### Do this
Exactly the lines from the one with "Write a Python" through the one with "import seaborn as sns" should be returned, both ends included and nothing else. Omit any pictures.

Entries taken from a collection
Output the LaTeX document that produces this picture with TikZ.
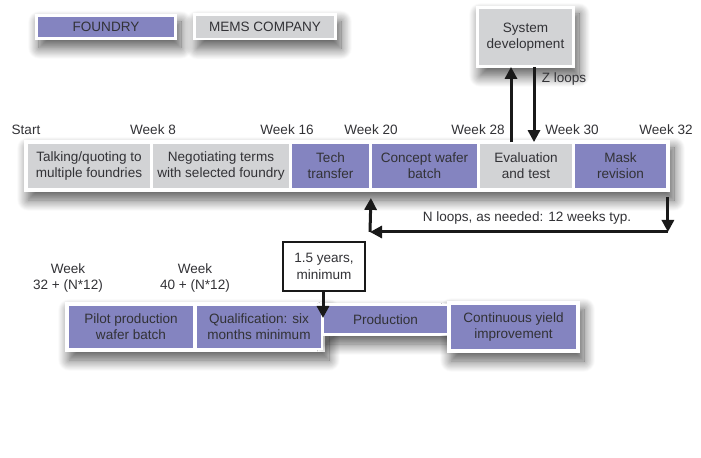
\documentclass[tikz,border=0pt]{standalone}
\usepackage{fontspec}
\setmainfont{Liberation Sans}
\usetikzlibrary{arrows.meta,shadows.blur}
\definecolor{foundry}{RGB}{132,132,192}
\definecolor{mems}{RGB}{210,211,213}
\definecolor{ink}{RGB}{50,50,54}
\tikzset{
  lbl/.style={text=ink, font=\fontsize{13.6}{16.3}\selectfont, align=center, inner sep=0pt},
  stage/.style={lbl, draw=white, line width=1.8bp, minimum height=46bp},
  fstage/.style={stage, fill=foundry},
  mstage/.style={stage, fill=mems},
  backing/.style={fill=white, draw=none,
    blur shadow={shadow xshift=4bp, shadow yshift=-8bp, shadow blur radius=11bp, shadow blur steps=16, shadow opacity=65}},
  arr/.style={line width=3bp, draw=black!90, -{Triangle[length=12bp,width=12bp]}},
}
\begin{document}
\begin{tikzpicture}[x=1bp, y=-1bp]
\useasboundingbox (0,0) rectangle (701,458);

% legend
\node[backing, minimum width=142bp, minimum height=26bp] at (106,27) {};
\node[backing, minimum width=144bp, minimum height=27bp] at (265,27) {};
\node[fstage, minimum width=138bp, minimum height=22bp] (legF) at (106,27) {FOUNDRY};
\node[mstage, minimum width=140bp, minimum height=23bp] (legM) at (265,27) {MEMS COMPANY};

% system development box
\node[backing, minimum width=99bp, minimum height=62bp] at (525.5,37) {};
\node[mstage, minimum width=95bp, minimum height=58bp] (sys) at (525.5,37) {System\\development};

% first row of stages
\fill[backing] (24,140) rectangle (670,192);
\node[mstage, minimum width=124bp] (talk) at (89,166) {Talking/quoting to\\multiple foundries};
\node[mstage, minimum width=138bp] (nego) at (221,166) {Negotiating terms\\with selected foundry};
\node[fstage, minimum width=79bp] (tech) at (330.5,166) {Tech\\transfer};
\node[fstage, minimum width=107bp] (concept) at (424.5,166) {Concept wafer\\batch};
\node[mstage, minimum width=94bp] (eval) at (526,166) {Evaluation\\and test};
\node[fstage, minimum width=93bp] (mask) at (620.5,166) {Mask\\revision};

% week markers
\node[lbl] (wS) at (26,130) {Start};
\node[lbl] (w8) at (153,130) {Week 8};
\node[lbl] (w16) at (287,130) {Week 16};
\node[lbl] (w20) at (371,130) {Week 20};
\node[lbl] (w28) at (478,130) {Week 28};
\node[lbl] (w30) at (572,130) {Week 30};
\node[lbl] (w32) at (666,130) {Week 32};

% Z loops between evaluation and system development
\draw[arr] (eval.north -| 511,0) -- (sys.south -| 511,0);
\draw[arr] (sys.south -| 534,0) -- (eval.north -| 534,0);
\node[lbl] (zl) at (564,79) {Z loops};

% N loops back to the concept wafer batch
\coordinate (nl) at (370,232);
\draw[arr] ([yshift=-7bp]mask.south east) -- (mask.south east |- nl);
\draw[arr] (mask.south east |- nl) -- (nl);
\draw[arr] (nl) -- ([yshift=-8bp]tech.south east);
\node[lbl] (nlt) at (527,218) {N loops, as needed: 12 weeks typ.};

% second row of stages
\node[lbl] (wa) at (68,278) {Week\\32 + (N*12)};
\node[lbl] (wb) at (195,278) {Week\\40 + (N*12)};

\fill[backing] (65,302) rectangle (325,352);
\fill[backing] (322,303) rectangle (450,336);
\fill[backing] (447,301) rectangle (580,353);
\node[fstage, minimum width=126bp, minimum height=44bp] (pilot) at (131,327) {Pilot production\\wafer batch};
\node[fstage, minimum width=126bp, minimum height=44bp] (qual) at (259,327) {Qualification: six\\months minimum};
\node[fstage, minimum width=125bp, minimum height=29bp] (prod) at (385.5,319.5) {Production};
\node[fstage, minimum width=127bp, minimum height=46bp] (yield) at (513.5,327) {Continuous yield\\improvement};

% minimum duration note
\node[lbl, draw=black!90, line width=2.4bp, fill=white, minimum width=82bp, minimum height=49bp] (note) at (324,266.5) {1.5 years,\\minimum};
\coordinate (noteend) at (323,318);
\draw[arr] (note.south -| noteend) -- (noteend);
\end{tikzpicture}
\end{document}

...

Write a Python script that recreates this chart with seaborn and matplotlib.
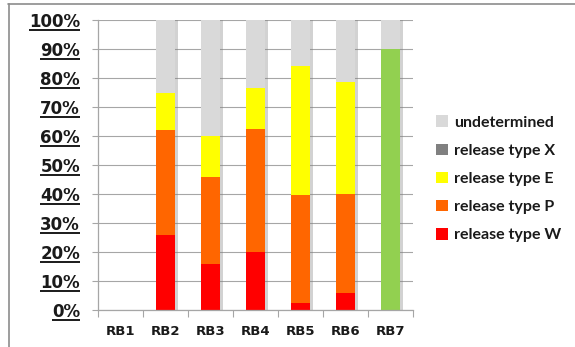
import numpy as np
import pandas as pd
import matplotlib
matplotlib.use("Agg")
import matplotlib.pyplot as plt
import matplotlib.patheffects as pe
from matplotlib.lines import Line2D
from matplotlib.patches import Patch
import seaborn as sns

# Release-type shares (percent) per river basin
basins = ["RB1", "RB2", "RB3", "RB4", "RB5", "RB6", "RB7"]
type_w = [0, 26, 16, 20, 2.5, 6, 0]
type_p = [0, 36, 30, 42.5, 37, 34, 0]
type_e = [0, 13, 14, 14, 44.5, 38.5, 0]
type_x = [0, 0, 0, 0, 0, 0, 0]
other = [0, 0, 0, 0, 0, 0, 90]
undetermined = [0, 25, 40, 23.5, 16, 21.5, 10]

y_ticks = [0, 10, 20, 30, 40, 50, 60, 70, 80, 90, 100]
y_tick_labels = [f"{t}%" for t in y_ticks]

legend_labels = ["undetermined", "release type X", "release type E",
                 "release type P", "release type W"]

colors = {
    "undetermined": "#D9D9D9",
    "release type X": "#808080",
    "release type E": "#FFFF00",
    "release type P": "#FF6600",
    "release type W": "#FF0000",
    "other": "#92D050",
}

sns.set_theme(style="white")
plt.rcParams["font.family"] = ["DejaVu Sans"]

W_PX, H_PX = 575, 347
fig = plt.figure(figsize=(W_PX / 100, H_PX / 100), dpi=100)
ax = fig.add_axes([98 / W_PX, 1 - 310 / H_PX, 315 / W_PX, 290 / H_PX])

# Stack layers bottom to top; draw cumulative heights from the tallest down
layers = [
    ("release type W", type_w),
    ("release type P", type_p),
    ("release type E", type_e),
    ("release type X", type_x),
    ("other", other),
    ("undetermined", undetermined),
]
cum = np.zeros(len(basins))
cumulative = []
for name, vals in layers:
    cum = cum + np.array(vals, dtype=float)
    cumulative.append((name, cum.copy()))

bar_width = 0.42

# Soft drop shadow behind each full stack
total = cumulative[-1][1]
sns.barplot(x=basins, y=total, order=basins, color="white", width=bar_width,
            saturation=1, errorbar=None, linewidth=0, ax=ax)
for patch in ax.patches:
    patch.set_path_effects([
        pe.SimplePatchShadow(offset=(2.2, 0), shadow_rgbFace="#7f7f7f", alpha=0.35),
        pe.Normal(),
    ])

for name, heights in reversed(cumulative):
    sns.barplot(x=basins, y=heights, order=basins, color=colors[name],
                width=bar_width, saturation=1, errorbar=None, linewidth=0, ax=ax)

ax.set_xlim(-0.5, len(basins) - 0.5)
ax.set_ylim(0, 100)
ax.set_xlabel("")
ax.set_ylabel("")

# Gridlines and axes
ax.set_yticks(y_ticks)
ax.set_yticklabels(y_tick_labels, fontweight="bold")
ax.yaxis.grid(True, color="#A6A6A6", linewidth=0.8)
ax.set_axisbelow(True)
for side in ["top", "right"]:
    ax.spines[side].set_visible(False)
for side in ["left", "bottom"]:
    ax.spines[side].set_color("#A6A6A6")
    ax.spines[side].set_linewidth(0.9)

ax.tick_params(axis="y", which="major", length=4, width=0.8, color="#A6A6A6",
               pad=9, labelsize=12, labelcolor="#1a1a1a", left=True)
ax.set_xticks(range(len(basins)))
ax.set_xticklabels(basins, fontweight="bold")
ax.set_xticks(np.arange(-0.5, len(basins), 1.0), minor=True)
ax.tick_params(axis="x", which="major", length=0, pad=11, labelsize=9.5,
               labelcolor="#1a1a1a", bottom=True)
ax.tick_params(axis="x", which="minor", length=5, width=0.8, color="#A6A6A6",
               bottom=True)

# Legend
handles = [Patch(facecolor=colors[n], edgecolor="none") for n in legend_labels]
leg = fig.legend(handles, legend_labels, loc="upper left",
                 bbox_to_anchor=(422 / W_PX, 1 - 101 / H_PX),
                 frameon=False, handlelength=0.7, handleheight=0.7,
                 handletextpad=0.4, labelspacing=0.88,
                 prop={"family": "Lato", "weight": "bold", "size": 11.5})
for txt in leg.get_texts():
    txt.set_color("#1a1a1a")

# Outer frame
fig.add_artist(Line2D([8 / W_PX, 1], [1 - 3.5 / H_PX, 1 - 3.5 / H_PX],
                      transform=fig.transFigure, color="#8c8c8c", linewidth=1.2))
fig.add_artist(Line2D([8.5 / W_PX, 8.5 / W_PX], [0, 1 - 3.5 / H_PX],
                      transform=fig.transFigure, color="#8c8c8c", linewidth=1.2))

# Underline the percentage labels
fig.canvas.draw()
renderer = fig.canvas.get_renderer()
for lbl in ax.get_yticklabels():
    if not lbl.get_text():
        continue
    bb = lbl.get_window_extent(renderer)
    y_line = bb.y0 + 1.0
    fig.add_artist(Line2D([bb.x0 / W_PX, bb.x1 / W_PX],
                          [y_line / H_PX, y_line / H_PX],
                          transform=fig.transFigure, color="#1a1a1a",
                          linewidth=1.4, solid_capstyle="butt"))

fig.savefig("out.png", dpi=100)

### Task response
Write a Python script that recreates this chart with seaborn and matplotlib.
import numpy as np
import pandas as pd
import matplotlib
matplotlib.use("Agg")
import matplotlib.pyplot as plt
import matplotlib.patheffects as pe
from matplotlib.lines import Line2D
from matplotlib.patches import Patch
import seaborn as sns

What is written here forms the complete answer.